_Aim of the exercise_
Check every line below for the word "this" and show those that hold it.

_Data excerpts_
* begin *
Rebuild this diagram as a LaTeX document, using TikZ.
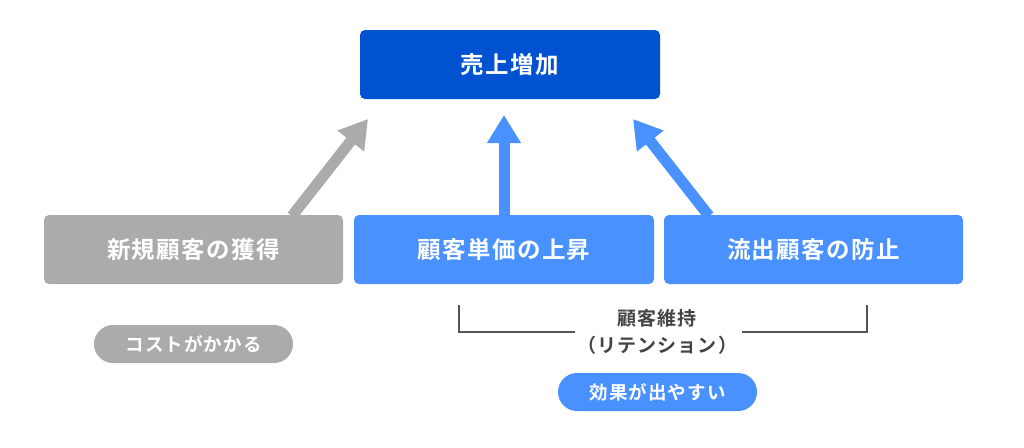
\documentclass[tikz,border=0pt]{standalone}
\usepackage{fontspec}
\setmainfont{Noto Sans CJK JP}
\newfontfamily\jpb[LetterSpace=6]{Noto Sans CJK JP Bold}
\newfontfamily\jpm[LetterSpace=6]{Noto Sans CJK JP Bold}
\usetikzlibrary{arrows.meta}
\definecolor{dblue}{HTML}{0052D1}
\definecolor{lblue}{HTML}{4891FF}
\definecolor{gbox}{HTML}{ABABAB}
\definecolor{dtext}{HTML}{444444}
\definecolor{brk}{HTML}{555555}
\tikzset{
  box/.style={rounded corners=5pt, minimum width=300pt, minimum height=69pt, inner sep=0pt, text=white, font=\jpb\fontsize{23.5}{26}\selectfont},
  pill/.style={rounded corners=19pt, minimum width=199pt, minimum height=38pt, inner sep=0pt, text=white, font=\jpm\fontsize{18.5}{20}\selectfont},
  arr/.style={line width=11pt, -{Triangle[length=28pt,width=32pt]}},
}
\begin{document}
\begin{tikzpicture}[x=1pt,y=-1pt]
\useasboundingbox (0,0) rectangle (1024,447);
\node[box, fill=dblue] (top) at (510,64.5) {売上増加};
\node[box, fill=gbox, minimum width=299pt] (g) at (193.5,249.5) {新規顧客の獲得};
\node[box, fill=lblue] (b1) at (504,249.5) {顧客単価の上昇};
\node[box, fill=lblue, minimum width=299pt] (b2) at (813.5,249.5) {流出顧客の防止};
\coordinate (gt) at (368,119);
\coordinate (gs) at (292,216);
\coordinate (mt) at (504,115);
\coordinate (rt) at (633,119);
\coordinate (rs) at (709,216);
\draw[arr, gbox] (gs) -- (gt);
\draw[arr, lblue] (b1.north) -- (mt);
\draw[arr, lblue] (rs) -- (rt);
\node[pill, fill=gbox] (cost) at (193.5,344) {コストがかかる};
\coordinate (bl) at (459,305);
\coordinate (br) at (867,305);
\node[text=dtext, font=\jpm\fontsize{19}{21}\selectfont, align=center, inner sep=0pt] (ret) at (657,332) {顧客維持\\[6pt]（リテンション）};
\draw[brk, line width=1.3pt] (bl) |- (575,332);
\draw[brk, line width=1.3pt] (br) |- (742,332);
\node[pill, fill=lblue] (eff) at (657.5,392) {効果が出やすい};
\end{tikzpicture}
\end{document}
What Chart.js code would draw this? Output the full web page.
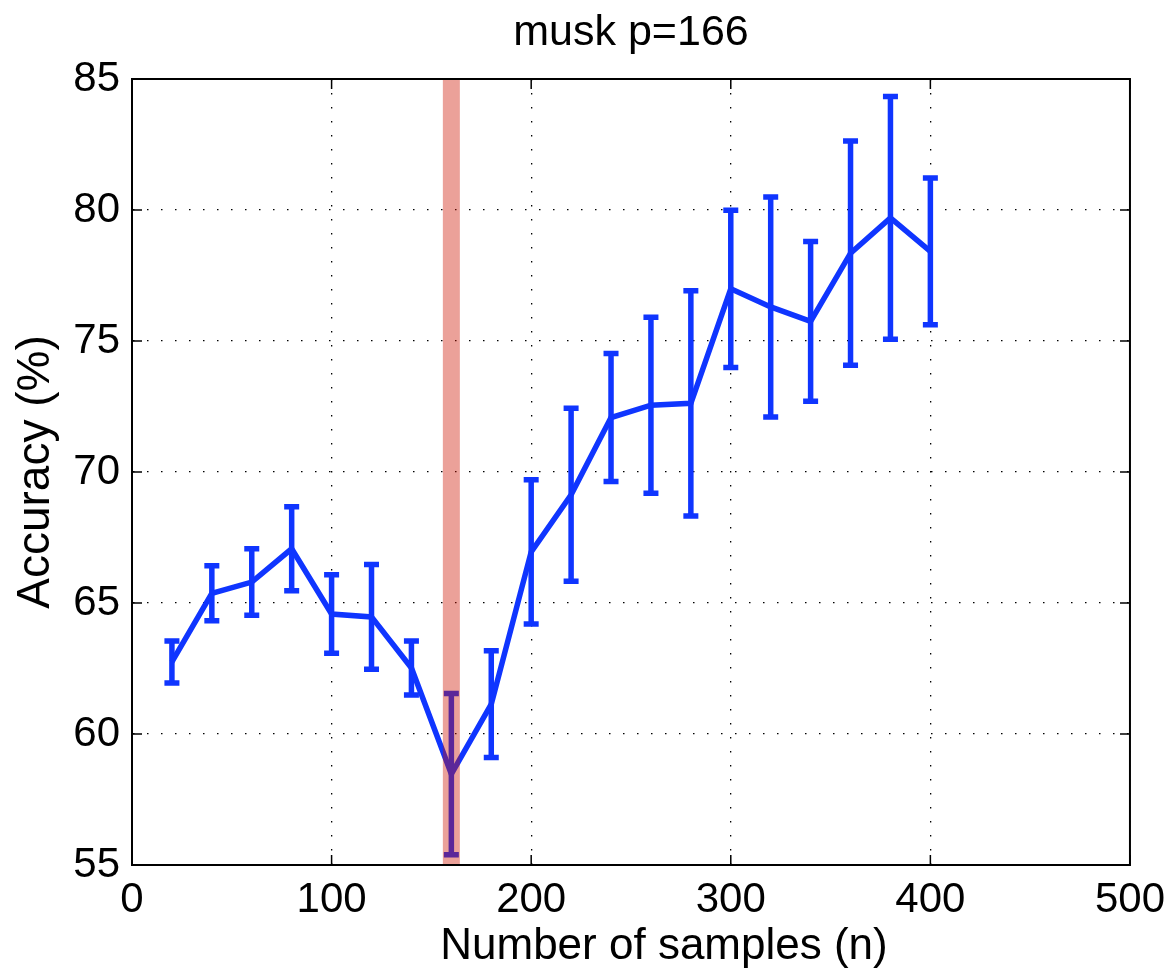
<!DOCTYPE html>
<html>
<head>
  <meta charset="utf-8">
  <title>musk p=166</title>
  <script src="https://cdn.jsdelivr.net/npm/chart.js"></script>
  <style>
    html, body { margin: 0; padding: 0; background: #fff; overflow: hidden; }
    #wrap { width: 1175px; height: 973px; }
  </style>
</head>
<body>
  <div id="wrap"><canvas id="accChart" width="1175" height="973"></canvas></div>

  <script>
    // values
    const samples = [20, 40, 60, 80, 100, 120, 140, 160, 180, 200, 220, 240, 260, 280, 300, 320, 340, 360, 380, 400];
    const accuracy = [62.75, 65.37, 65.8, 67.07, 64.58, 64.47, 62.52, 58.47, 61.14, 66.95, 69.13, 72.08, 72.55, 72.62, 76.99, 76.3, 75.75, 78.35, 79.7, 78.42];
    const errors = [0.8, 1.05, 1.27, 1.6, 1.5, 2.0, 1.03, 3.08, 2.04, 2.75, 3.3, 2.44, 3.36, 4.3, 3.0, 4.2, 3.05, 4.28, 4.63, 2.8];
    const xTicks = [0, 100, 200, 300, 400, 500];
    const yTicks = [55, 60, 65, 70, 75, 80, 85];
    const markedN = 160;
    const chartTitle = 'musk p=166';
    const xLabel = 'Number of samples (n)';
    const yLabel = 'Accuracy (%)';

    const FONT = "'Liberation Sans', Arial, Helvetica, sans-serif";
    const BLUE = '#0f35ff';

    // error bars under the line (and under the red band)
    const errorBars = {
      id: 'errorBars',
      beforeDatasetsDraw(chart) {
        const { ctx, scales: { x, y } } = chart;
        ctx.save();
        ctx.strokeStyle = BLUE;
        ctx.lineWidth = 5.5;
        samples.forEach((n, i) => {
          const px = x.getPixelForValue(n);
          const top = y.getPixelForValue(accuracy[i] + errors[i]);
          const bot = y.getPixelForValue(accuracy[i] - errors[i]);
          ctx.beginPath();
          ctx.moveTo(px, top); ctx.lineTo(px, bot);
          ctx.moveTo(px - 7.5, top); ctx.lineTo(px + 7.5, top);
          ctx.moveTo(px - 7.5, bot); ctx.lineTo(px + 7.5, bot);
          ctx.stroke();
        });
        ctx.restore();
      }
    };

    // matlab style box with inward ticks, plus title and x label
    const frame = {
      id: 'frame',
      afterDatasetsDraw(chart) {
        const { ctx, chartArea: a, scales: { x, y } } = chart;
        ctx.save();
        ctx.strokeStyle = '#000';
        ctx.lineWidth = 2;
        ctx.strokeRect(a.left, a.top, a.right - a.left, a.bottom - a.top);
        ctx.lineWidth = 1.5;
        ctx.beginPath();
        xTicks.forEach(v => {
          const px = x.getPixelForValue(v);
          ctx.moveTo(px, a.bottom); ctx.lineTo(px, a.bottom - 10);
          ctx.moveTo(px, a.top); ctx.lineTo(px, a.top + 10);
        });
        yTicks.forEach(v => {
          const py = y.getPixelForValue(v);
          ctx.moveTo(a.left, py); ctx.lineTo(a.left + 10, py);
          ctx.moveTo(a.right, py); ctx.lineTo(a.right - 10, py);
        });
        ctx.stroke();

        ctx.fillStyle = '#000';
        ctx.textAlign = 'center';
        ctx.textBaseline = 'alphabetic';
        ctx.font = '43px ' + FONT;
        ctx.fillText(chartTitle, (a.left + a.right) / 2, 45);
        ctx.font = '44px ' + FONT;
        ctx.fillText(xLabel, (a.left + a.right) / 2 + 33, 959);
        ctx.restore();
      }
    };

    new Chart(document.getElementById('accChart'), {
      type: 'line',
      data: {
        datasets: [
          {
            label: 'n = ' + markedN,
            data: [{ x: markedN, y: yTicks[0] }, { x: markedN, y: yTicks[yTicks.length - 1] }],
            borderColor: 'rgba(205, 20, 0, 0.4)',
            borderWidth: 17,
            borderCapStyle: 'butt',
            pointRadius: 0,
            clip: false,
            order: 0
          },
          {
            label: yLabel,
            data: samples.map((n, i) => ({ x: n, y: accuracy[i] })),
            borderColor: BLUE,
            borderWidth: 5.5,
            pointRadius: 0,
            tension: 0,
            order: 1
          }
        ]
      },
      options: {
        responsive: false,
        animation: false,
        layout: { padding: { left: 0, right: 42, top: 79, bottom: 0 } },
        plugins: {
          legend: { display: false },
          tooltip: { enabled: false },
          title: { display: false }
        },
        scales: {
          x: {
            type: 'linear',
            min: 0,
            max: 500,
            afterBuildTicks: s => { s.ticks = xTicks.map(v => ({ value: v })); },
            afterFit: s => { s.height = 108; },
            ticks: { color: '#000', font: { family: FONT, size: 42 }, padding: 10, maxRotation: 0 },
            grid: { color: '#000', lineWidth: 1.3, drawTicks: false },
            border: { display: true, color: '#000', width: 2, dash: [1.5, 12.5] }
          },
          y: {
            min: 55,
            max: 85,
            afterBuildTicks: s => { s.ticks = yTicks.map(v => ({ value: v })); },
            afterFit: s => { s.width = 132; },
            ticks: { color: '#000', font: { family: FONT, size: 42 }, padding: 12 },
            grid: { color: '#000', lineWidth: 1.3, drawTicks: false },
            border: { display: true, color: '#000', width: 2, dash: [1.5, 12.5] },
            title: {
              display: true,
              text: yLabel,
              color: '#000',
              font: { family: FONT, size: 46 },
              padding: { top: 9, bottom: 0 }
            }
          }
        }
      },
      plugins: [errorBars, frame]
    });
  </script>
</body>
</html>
* end *
_Exercise result_
Rebuild this diagram as a LaTeX document, using TikZ.
What Chart.js code would draw this? Output the full web page.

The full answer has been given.